Information shown —
^^^^^^^^
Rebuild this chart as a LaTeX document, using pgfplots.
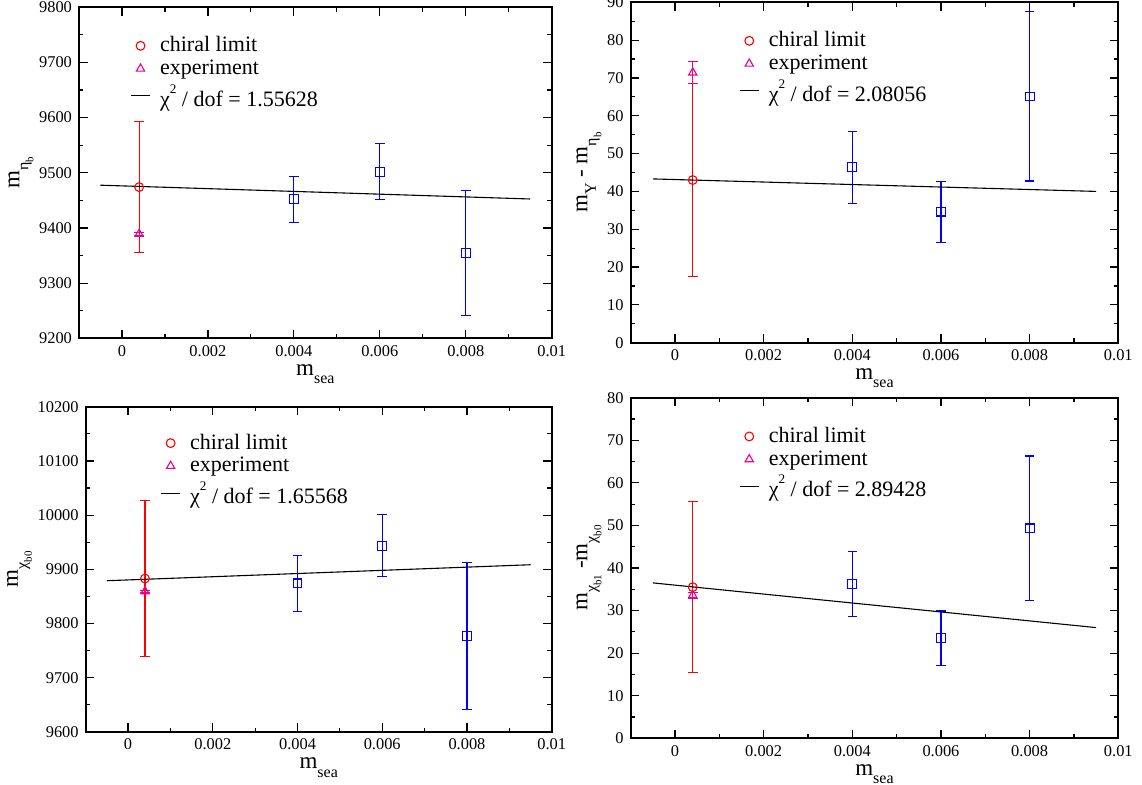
\documentclass[border=0pt]{standalone}
\usepackage{fontspec}
\setmainfont{Liberation Serif}
\usepackage{pgfplots}
\pgfplotsset{compat=1.18}

\newcommand{\lsub}[1]{\raisebox{-4.2pt}{\fontsize{8}{9}\selectfont #1}}
\newcommand{\msub}[2]{\raisebox{-4.5pt}{\fontsize{8}{9}\selectfont #1\raisebox{-2.5pt}{\fontsize{5.5}{6}\selectfont #2}}}
\newcommand{\chirow}[1]{\rule{0pt}{11.8pt}χ\raisebox{6.4pt}{\fontsize{6.6}{7}\selectfont 2} / dof = #1}

\pgfplotsset{
 mystyle/.style={
  scale only axis,
  anchor=south west,
  xmin=-0.001, xmax=0.01,
  xtick={0,0.002,0.004,0.006,0.008,0.01},
  xticklabels={0,0.002,0.004,0.006,0.008,0.01},
  minor x tick num=1, minor y tick num=1,
  scaled ticks=false,
  /pgf/number format/1000 sep={},
  /pgf/number format/assume math mode=true,
  tick label style={font=\fontsize{8.2}{9}\selectfont},
  label style={font=\fontsize{11.5}{13}\selectfont},
  xlabel={m\lsub{sea}},
  xlabel style={yshift=3pt},
  ylabel style={yshift=-4pt},
  axis line style={line width=0.9pt},
  every tick/.style={black, line width=0.6pt},
  major tick length=4.35pt, minor tick length=2.2pt,
  tick align=inside,
  legend style={draw=none, fill=none, inner sep=0pt, outer sep=0pt, row sep=2.5pt, column sep=4.75pt,
    font=\fontsize{11}{13}\selectfont, nodes={inner sep=0pt},
    at={(axis description cs:0,1)}, anchor=north west},
  legend cell align=left,
 },
 markleg/.style={legend image code/.code={\path (0pt,0pt) (9.5pt,0pt); \draw[mark repeat=2,mark phase=2,##1] plot coordinates {(0pt,0pt)(4.75pt,0pt)(9.5pt,0pt)};}},
 lineleg/.style={legend image code/.code={\draw[##1] (0pt,0pt) -- (9.5pt,0pt);}},
 eb/.style={error bars/y dir=both, error bars/y explicit,
   error bars/error bar style={draw=#1, line width=0.55pt},
   error bars/error mark options={rotate=90, draw=#1, mark size=2.4pt, line width=0.55pt}},
 sq/.style={blue, only marks, mark=square, mark size=2.2pt, line width=0.55pt, mark options={line width=0.55pt}, eb=blue},
 ci/.style={red, only marks, mark=o, mark size=2.2pt, line width=0.55pt, mark options={line width=0.55pt}, markleg, eb=red},
 tr/.style={magenta, only marks, mark=triangle, mark size=2.4pt, line width=0.55pt, mark options={line width=0.55pt}, markleg, eb=magenta},
 fit/.style={black, line width=0.55pt, no marks, lineleg},
}

\begin{document}
\begin{tikzpicture}
\useasboundingbox (0,0) rectangle (571pt,392.5pt);

% top left
\begin{axis}[mystyle, at={(39.5pt,223.35pt)}, width=236.35pt, height=165.5pt,
  ymin=9200, ymax=9800, ytick={9200,9300,9400,9500,9600,9700,9800},
  ylabel={m\msub{η}{b}},
  legend style={xshift=25.75pt, yshift=-14.7pt}]
\addplot[sq, forget plot] coordinates {(0.004,9452) +- (0,42) (0.006,9502) +- (0,51) (0.008,9355) +- (0,113)};
\addplot[ci] coordinates {(0.0004,9474) +- (0,119)};
\addplot[tr] coordinates {(0.0004,9389) +- (0,3)};
\addplot[fit] coordinates {(-0.0005,9477.5) (0.0095,9452.5)};
\legend{chiral limit, experiment, \chirow{1.55628}}
\end{axis}

% top right
\begin{axis}[mystyle, at={(315.35pt,221.15pt)}, width=243.8pt, height=170.2pt,
  ymin=0, ymax=90, ytick={0,10,20,30,40,50,60,70,80,90},
  ylabel={m\lsub{Υ} - m\msub{η}{b}},
  legend style={xshift=54.25pt, yshift=-14.7pt}]
\addplot[sq, forget plot] coordinates {(0.004,46.4) +- (0,9.5) (0.006,34.65) +- (0,8.05) (0.008,65.1) +- (0,22.35)};
\addplot[ci] coordinates {(0.0004,43.0) +- (0,25.6)};
\addplot[tr] coordinates {(0.0004,71.4) +- (0,2.9)};
\addplot[fit] coordinates {(-0.0005,43.3) (0.0095,40.0)};
\legend{chiral limit, experiment, \chirow{2.08056}}
\end{axis}

% bottom left
\begin{axis}[mystyle, at={(42.85pt,26.5pt)}, width=233pt, height=162.65pt,
  ymin=9600, ymax=10200, ytick={9600,9700,9800,9900,10000,10100,10200},
  ylabel={m\msub{χ}{b0}},
  legend style={xshift=37.45pt, yshift=-13.65pt}]
\addplot[sq, forget plot] coordinates {(0.004,9874) +- (0,52) (0.006,9943.5) +- (0,57) (0.008,9777) +- (0,135)};
\addplot[ci] coordinates {(0.0004,9883) +- (0,144)};
\addplot[tr] coordinates {(0.0004,9859.4) +- (0,1.5)};
\addplot[fit] coordinates {(-0.0005,9879) (0.0095,9908.5)};
\legend{chiral limit, experiment, \chirow{1.65568}}
\end{axis}

% bottom right
\begin{axis}[mystyle, at={(315.35pt,23.35pt)}, width=243.8pt, height=170.3pt,
  ymin=0, ymax=80, ytick={0,10,20,30,40,50,60,70,80},
  ylabel={m\msub{χ}{b1} -m\msub{χ}{b0}},
  legend style={xshift=54.25pt, yshift=-14.8pt}]
\addplot[sq, forget plot] coordinates {(0.004,36.25) +- (0,7.7) (0.006,23.5) +- (0,6.4) (0.008,49.3) +- (0,17)};
\addplot[ci] coordinates {(0.0004,35.5) +- (0,20.1)};
\addplot[tr] coordinates {(0.0004,33.6) +- (0,0.7)};
\addplot[fit] coordinates {(-0.0005,36.5) (0.0095,26.0)};
\legend{chiral limit, experiment, \chirow{2.89428}}
\end{axis}
\end{tikzpicture}
\end{document}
^^^^^^^^
The task — Reproduce the data verbatim. Do not carry any picture into the copy.

Response to this task —
Rebuild this chart as a LaTeX document, using pgfplots.
\documentclass[border=0pt]{standalone}
\usepackage{fontspec}
\setmainfont{Liberation Serif}
\usepackage{pgfplots}
\pgfplotsset{compat=1.18}

\newcommand{\lsub}[1]{\raisebox{-4.2pt}{\fontsize{8}{9}\selectfont #1}}
\newcommand{\msub}[2]{\raisebox{-4.5pt}{\fontsize{8}{9}\selectfont #1\raisebox{-2.5pt}{\fontsize{5.5}{6}\selectfont #2}}}
\newcommand{\chirow}[1]{\rule{0pt}{11.8pt}χ\raisebox{6.4pt}{\fontsize{6.6}{7}\selectfont 2} / dof = #1}

\pgfplotsset{
 mystyle/.style={
  scale only axis,
  anchor=south west,
  xmin=-0.001, xmax=0.01,
  xtick={0,0.002,0.004,0.006,0.008,0.01},
  xticklabels={0,0.002,0.004,0.006,0.008,0.01},
  minor x tick num=1, minor y tick num=1,
  scaled ticks=false,
  /pgf/number format/1000 sep={},
  /pgf/number format/assume math mode=true,
  tick label style={font=\fontsize{8.2}{9}\selectfont},
  label style={font=\fontsize{11.5}{13}\selectfont},
  xlabel={m\lsub{sea}},
  xlabel style={yshift=3pt},
  ylabel style={yshift=-4pt},
  axis line style={line width=0.9pt},
  every tick/.style={black, line width=0.6pt},
  major tick length=4.35pt, minor tick length=2.2pt,
  tick align=inside,
  legend style={draw=none, fill=none, inner sep=0pt, outer sep=0pt, row sep=2.5pt, column sep=4.75pt,
    font=\fontsize{11}{13}\selectfont, nodes={inner sep=0pt},
    at={(axis description cs:0,1)}, anchor=north west},
  legend cell align=left,
 },
 markleg/.style={legend image code/.code={\path (0pt,0pt) (9.5pt,0pt); \draw[mark repeat=2,mark phase=2,##1] plot coordinates {(0pt,0pt)(4.75pt,0pt)(9.5pt,0pt)};}},
 lineleg/.style={legend image code/.code={\draw[##1] (0pt,0pt) -- (9.5pt,0pt);}},
 eb/.style={error bars/y dir=both, error bars/y explicit,
   error bars/error bar style={draw=#1, line width=0.55pt},
   error bars/error mark options={rotate=90, draw=#1, mark size=2.4pt, line width=0.55pt}},
 sq/.style={blue, only marks, mark=square, mark size=2.2pt, line width=0.55pt, mark options={line width=0.55pt}, eb=blue},
 ci/.style={red, only marks, mark=o, mark size=2.2pt, line width=0.55pt, mark options={line width=0.55pt}, markleg, eb=red},
 tr/.style={magenta, only marks, mark=triangle, mark size=2.4pt, line width=0.55pt, mark options={line width=0.55pt}, markleg, eb=magenta},
 fit/.style={black, line width=0.55pt, no marks, lineleg},
}

\begin{document}
\begin{tikzpicture}
\useasboundingbox (0,0) rectangle (571pt,392.5pt);

% top left
\begin{axis}[mystyle, at={(39.5pt,223.35pt)}, width=236.35pt, height=165.5pt,
  ymin=9200, ymax=9800, ytick={9200,9300,9400,9500,9600,9700,9800},
  ylabel={m\msub{η}{b}},
  legend style={xshift=25.75pt, yshift=-14.7pt}]
\addplot[sq, forget plot] coordinates {(0.004,9452) +- (0,42) (0.006,9502) +- (0,51) (0.008,9355) +- (0,113)};
\addplot[ci] coordinates {(0.0004,9474) +- (0,119)};
\addplot[tr] coordinates {(0.0004,9389) +- (0,3)};
\addplot[fit] coordinates {(-0.0005,9477.5) (0.0095,9452.5)};
\legend{chiral limit, experiment, \chirow{1.55628}}
\end{axis}

% top right
\begin{axis}[mystyle, at={(315.35pt,221.15pt)}, width=243.8pt, height=170.2pt,
  ymin=0, ymax=90, ytick={0,10,20,30,40,50,60,70,80,90},
  ylabel={m\lsub{Υ} - m\msub{η}{b}},
  legend style={xshift=54.25pt, yshift=-14.7pt}]
\addplot[sq, forget plot] coordinates {(0.004,46.4) +- (0,9.5) (0.006,34.65) +- (0,8.05) (0.008,65.1) +- (0,22.35)};
\addplot[ci] coordinates {(0.0004,43.0) +- (0,25.6)};
\addplot[tr] coordinates {(0.0004,71.4) +- (0,2.9)};
\addplot[fit] coordinates {(-0.0005,43.3) (0.0095,40.0)};
\legend{chiral limit, experiment, \chirow{2.08056}}
\end{axis}

% bottom left
\begin{axis}[mystyle, at={(42.85pt,26.5pt)}, width=233pt, height=162.65pt,
  ymin=9600, ymax=10200, ytick={9600,9700,9800,9900,10000,10100,10200},
  ylabel={m\msub{χ}{b0}},
  legend style={xshift=37.45pt, yshift=-13.65pt}]
\addplot[sq, forget plot] coordinates {(0.004,9874) +- (0,52) (0.006,9943.5) +- (0,57) (0.008,9777) +- (0,135)};
\addplot[ci] coordinates {(0.0004,9883) +- (0,144)};
\addplot[tr] coordinates {(0.0004,9859.4) +- (0,1.5)};
\addplot[fit] coordinates {(-0.0005,9879) (0.0095,9908.5)};
\legend{chiral limit, experiment, \chirow{1.65568}}
\end{axis}

% bottom right
\begin{axis}[mystyle, at={(315.35pt,23.35pt)}, width=243.8pt, height=170.3pt,
  ymin=0, ymax=80, ytick={0,10,20,30,40,50,60,70,80},
  ylabel={m\msub{χ}{b1} -m\msub{χ}{b0}},
  legend style={xshift=54.25pt, yshift=-14.8pt}]
\addplot[sq, forget plot] coordinates {(0.004,36.25) +- (0,7.7) (0.006,23.5) +- (0,6.4) (0.008,49.3) +- (0,17)};
\addplot[ci] coordinates {(0.0004,35.5) +- (0,20.1)};
\addplot[tr] coordinates {(0.0004,33.6) +- (0,0.7)};
\addplot[fit] coordinates {(-0.0005,36.5) (0.0095,26.0)};
\legend{chiral limit, experiment, \chirow{2.89428}}
\end{axis}
\end{tikzpicture}
\end{document}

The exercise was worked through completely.